After sitting through a 145-minute rain delay in anticipation of a Joba Chamberlain start, Yankee fans on the East Coast sat through another three hours of frustration as the Rangers topped the Yankees 7-3. It was only appropriate that the last out would come on a called strike three.
For the Yankees’ bats, the game doesn’t look bad on paper. The team went 12 for 37 (.324) off of the Rangers pitchers with four walks and a hit batter. They stole five bases, and Mark Teixeira hit his team-leading 14th home run.
But the Bombers couldn’t string anything together. The Yanks left 12 runners on and went 2-for-12 with runners in scoring position. They hit into three rally-killing double plays and lost their red-hot center fielder to a shoulder injury. It was just one of those games that, during the course of a season, a team is going to lose.
Of course, the troubles weren’t isolated to clutch hitting. Joba Chamberlain, making his first start since taking a liner off his knee, was not sharp. He needed 28 pitches to get through the first and had no discernible or effective fastball tonight. In the end, Joba wasn’t terrible: He threw four innings and struck out five, but he gave up four hits, four walks and three runs in his no decision.
Based on how young pitchers progress, I can’t get too upset over Joba’s start. He mostly persevered through four tough innings and showed that he could still get a few outs without his best start. He hadn’t thrown more than 0.2 innings over the last nine days and probably could have gone out for at least a few batters in the fifth.
With Joba out of the game, though, the bullpen let down the Yanks. Al Aceves and Phil Coke combined for three innings and gave up three runs on five hits. With Joba out of the game after four and Chien-Ming Wang reportedly shadowing the Yanks’ young right-hander, Joe Girardi turned to Aceves for the second night in a row, and the move backfired on him. While I understand that Aceves probably gives the Yanks a better shot at winning the game, Wang needs to get his work now that the Yanks have activated him. It’s easy to say in hindsight based on Aceves’ ineffectiveness that Wang should have been pitching, and that is basically what I’m doing. Either way, that knee-jerk roster move looks worse and worse every day.

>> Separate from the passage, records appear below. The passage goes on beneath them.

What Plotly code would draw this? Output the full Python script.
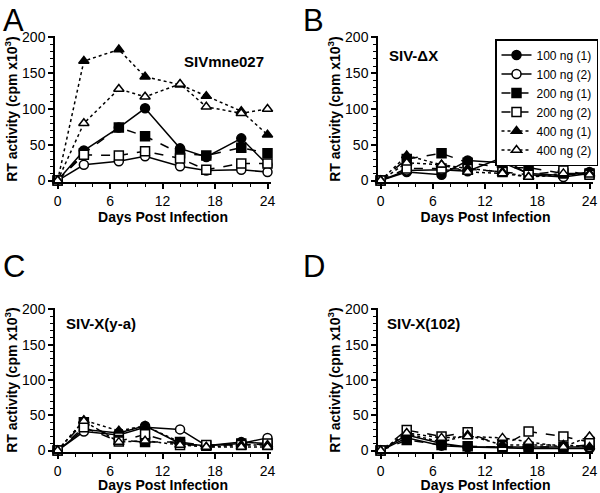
import plotly.graph_objects as go
from plotly.subplots import make_subplots

days = [0, 3, 7, 10, 14, 17, 21, 24]
series_names = ["100 ng (1)", "100 ng (2)", "200 ng (1)", "200 ng (2)", "400 ng (1)", "400 ng (2)"]

# Panel A: SIVmne027
A_100_1 = [0, 42, 74, 101, 45, 33, 59, 22]
A_100_2 = [0, 22, 27, 34, 20, 14, 15, 12]
A_200_1 = [0, 38, 74, 62, 38, 35, 46, 38]
A_200_2 = [0, 36, 35, 41, 31, 15, 24, 24]
A_400_1 = [0, 167, 183, 145, 134, 118, 97, 64]
A_400_2 = [0, 80, 128, 117, 135, 103, 94, 100]

# Panel B: SIV-ΔX
B_100_1 = [0, 12, 8, 28, 25, 10, 7, 12]
B_100_2 = [0, 14, 15, 13, 32, 8, 5, 10]
B_200_1 = [0, 30, 38, 25, 18, 18, 10, 10]
B_200_2 = [0, 17, 17, 16, 12, 8, 14, 8]
B_400_1 = [0, 35, 22, 17, 12, 5, 8, 10]
B_400_2 = [0, 25, 22, 12, 10, 5, 10, 8]

# Panel C: SIV-X(y-a)
C_100_1 = [0, 30, 25, 35, 10, 7, 12, 10]
C_100_2 = [0, 27, 22, 33, 30, 7, 10, 18]
C_200_1 = [0, 40, 15, 12, 12, 7, 10, 8]
C_200_2 = [0, 33, 13, 23, 8, 8, 8, 10]
C_400_1 = [0, 43, 28, 35, 12, 5, 8, 8]
C_400_2 = [0, 42, 12, 14, 8, 5, 5, 5]

# Panel D: SIV-X(102)
D_100_1 = [0, 18, 7, 5, 4, 3, 3, 3]
D_100_2 = [0, 22, 10, 5, 5, 5, 5, 5]
D_200_1 = [0, 15, 8, 6, 5, 5, 5, 8]
D_200_2 = [0, 29, 20, 26, 6, 27, 20, 12]
D_400_1 = [0, 24, 12, 22, 8, 8, 8, 5]
D_400_2 = [0, 25, 18, 20, 18, 12, 5, 20]

panels = [
    ("SIVmne027", [A_100_1, A_100_2, A_200_1, A_200_2, A_400_1, A_400_2]),
    ("SIV-ΔX", [B_100_1, B_100_2, B_200_1, B_200_2, B_400_1, B_400_2]),
    ("SIV-X(y-a)", [C_100_1, C_100_2, C_200_1, C_200_2, C_400_1, C_400_2]),
    ("SIV-X(102)", [D_100_1, D_100_2, D_200_1, D_200_2, D_400_1, D_400_2]),
]
panel_letters = ["A", "B", "C", "D"]

styles = [
    dict(symbol="circle", fill="black", dash="solid"),
    dict(symbol="circle", fill="white", dash="solid"),
    dict(symbol="square", fill="black", dash="dash"),
    dict(symbol="square", fill="white", dash="dash"),
    dict(symbol="triangle-up", fill="black", dash="dot"),
    dict(symbol="triangle-up", fill="white", dash="dot"),
]

FONT = "Arial, Liberation Sans, sans-serif"

fig = make_subplots(rows=2, cols=2)

W, H = 600, 493
def xd(a, b):
    return [a / W, b / W]
def yd(top, bottom):
    return [1 - bottom / H, 1 - top / H]

domains = [
    (xd(55, 271), yd(36, 182)),
    (xd(378, 593), yd(36, 182)),
    (xd(55, 271), yd(308, 452)),
    (xd(378, 593), yd(308, 452)),
]

for p, (title, data) in enumerate(panels):
    r, c = p // 2 + 1, p % 2 + 1
    for i, vals in enumerate(data):
        st = styles[i]
        fig.add_trace(go.Scatter(
            x=days, y=vals, mode="lines+markers", name=series_names[i],
            showlegend=(p == 1),
            line=dict(color="black", width=1.5, dash=st["dash"]),
            marker=dict(symbol=st["symbol"], size=9, color=st["fill"],
                        line=dict(color="black", width=1.5)),
            cliponaxis=False,
        ), row=r, col=c)

axis_common = dict(showline=True, linecolor="black", linewidth=1.5, ticks="outside",
                   ticklen=5, tickwidth=1.5, tickcolor="black", showgrid=False, zeroline=False,
                   tickfont=dict(family=FONT, size=14, color="black"), mirror=False,
                   automargin=False)

for p in range(4):
    sfx = "" if p == 0 else str(p + 1)
    xdom, ydom = domains[p]
    fig.layout["xaxis" + sfx].update(
        domain=xdom, range=[-0.3, 24.4], tickvals=[0, 6, 12, 18, 24],
        minor=dict(dtick=2, ticks="outside", ticklen=3, tickcolor="black", tickwidth=1),
        title=dict(text="<b>Days Post Infection</b>", font=dict(family=FONT, size=14, color="black"), standoff=2),
        **axis_common)
    fig.layout["yaxis" + sfx].update(
        domain=ydom, range=[-2, 202], tickvals=[0, 50, 100, 150, 200],
        minor=dict(dtick=10, ticks="outside", ticklen=3, tickcolor="black", tickwidth=1),
        title=dict(text="<b>RT activity (cpm x10<sup>3</sup>)</b>", font=dict(family=FONT, size=14, color="black"), standoff=1),
        **axis_common)

annotations = []
letter_pos = [(1, 1), (301, 1), (1, 247), (301, 247)]
for p, L in enumerate(panel_letters):
    lx, ly = letter_pos[p]
    annotations.append(dict(text=L, x=lx / W, y=1 - ly / H, xref="paper", yref="paper",
                            xanchor="left", yanchor="top", showarrow=False,
                            font=dict(family=FONT, size=31, color="black")))

title_pos = [(266, 62, "right"), (387, 55, "left"), (64, 323, "left"), (385, 323, "left")]
for p, (title, _) in enumerate(panels):
    tx, ty, anc = title_pos[p]
    annotations.append(dict(text="<b>" + title + "</b>", x=tx / W, y=1 - ty / H, xref="paper", yref="paper",
                            xanchor=anc, yanchor="middle", showarrow=False,
                            font=dict(family=FONT, size=15, color="black")))

fig.update_layout(
    width=W, height=H,
    margin=dict(l=0, r=0, t=0, b=0, autoexpand=False),
    paper_bgcolor="white", plot_bgcolor="white",
    annotations=annotations,
    legend=dict(x=598 / W, y=1 - 39 / H, xanchor="right", yanchor="top",
                bordercolor="black", borderwidth=1.5, bgcolor="white",
                font=dict(family=FONT, size=12, color="black"),
                itemwidth=30, tracegroupgap=0),
)

fig.write_html("out.html", config={"displayModeBar": False},
               post_script="document.body.style.margin='0';document.body.style.overflow='hidden';")
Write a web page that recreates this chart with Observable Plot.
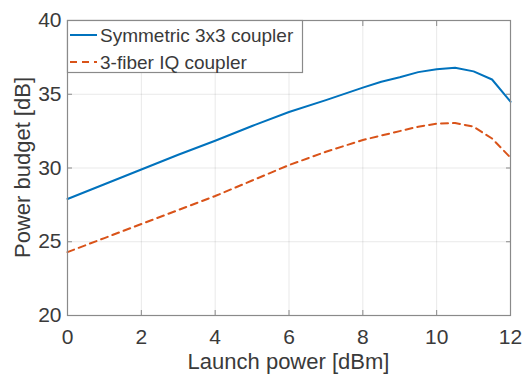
<!DOCTYPE html>
<html>
<head>
<meta charset="utf-8">
<script src="https://cdn.jsdelivr.net/npm/d3@7"></script>
<script src="https://cdn.jsdelivr.net/npm/@observablehq/plot@0.6"></script>
<style>
  html, body { margin: 0; padding: 0; background: #fff; }
  #chart { width: 527px; height: 379px; }
</style>
</head>
<body>
<div id="chart"></div>
<script>
const launchPower = [0, 1, 2, 3, 4, 5, 6, 7, 8, 8.5, 9, 9.5, 10, 10.5, 11, 11.5, 12];
const symmetric3x3 = [27.9, 28.9, 29.9, 30.9, 31.85, 32.85, 33.8, 34.6, 35.45, 35.85, 36.15, 36.5, 36.7, 36.8, 36.55, 36.0, 34.5];
const iqCoupler = [24.3, 25.25, 26.2, 27.15, 28.1, 29.15, 30.2, 31.1, 31.9, 32.2, 32.5, 32.8, 33.0, 33.05, 32.8, 32.0, 30.7];
const seriesNames = ["Symmetric 3x3 coupler", "3-fiber IQ coupler"];
const xTicks = [0, 2, 4, 6, 8, 10, 12];
const yTicks = [20, 25, 30, 35, 40];

const rows = [];
launchPower.forEach((x, i) => {
  rows.push({x, y: symmetric3x3[i], s: seriesNames[0]});
  rows.push({x, y: iqCoupler[i], s: seriesNames[1]});
});
const blue = "#0072BD", orange = "#D95319";
const axisColor = "#3a3a3a";
const font = "Liberation Sans, Arial, Helvetica, sans-serif";

const plot = Plot.plot({
  width: 527,
  height: 379,
  marginLeft: 67,
  marginRight: 17,
  marginTop: 20,
  marginBottom: 64,
  style: {fontFamily: font, fontSize: "21px", color: axisColor, background: "#fff"},
  x: {domain: [0, 12]},
  y: {domain: [20, 40]},
  marks: [
    Plot.gridX(xTicks, {stroke: "#000", strokeOpacity: 0.09}),
    Plot.gridY(yTicks, {stroke: "#000", strokeOpacity: 0.09}),
    Plot.line(rows.filter(d => d.s === seriesNames[0]), {x: "x", y: "y", stroke: blue, strokeWidth: 2}),
    Plot.line(rows.filter(d => d.s === seriesNames[1]), {x: "x", y: "y", stroke: orange, strokeWidth: 2, strokeDasharray: "7,5"}),
    Plot.frame({stroke: "#8a8a8a", strokeWidth: 1.2}),
    Plot.axisX(xTicks, {anchor: "bottom", tickSize: -5, tickPadding: 19, stroke: "#8a8a8a", fill: axisColor, fontSize: 21, label: null}),
    Plot.axisX(xTicks, {anchor: "top", tickSize: -5, stroke: "#8a8a8a", text: null, label: null}),
    Plot.axisY(yTicks, {anchor: "left", tickSize: -5, tickPadding: 11, stroke: "#8a8a8a", fill: axisColor, fontSize: 21, label: null}),
    Plot.axisY(yTicks, {anchor: "right", tickSize: -5, stroke: "#8a8a8a", text: null, label: null})
  ]
});
document.getElementById("chart").appendChild(plot);

const svg = d3.select(plot);
// axis titles
svg.append("text")
  .attr("x", 288.5).attr("y", 369)
  .attr("text-anchor", "middle")
  .attr("font-family", font).attr("font-size", 22).attr("fill", axisColor)
  .text("Launch power [dBm]");
svg.append("text")
  .attr("transform", "translate(30,167.5) rotate(-90)")
  .attr("text-anchor", "middle")
  .attr("font-family", font).attr("font-size", 22).attr("fill", axisColor)
  .text("Power budget [dB]");

// legend
const lg = svg.append("g");
lg.append("rect").attr("x", 67.5).attr("y", 20.5).attr("width", 235).attr("height", 52)
  .attr("fill", "#fff").attr("stroke", "#8a8a8a").attr("stroke-width", 1.2);
const styles = [{c: blue, d: null}, {c: orange, d: "7,5"}];
seriesNames.forEach((name, i) => {
  const y = 35 + i * 27;
  lg.append("line").attr("x1", 70).attr("x2", 97).attr("y1", y).attr("y2", y)
    .attr("stroke", styles[i].c).attr("stroke-width", 2)
    .attr("stroke-dasharray", styles[i].d);
  lg.append("text").attr("x", 100).attr("y", y + 7)
    .attr("text-anchor", "start")
    .attr("font-family", font).attr("font-size", 19).attr("fill", axisColor)
    .text(name);
});
</script>
</body>
</html>
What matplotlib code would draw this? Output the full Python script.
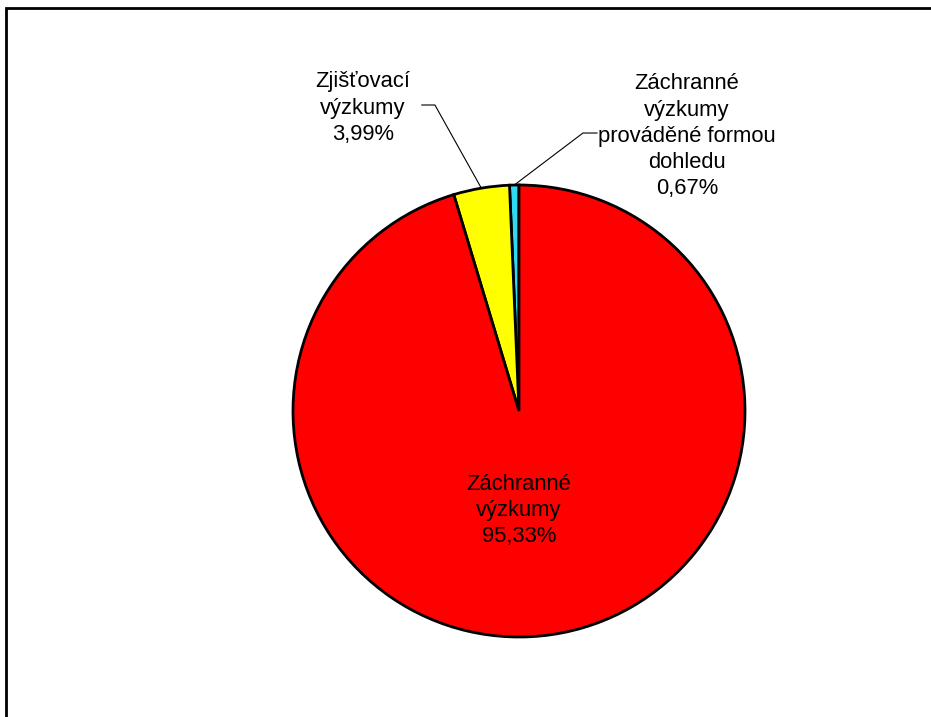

In the end, the Yanks just couldn’t do it, and it hurt. They lost Melky Cabrera to a strained shoulder on the first play of the bottom of the first. He will have an MRI tomorrow after his fluroscopy turned up negative and will be out for at least a few days. With Boston and Toronto both losing, the Yanks missed a chance to move into a first-place tie. Instead, the AL East holds steady for another day.
These two teams will do it again tonight at 8 p.m. as A.J. Burnett goes for his first win since April 14. Hopefully, the results will be better than this morning’s frustrating loss.
Nick Swisher Notes: Over his last 144 plate appearances dating back to April 17, Nick Swisher is hitting .170/.328/.339. For the month of May, Swisher is at .119/.287/.217. He’s making David Ortiz look good. Either we’re seeing why the White Sox were so willing to trade him and his contract or we’re seeing a very, very bad slump. With Xavier Nady on the way back, Swisher’s playing time could decrease soon.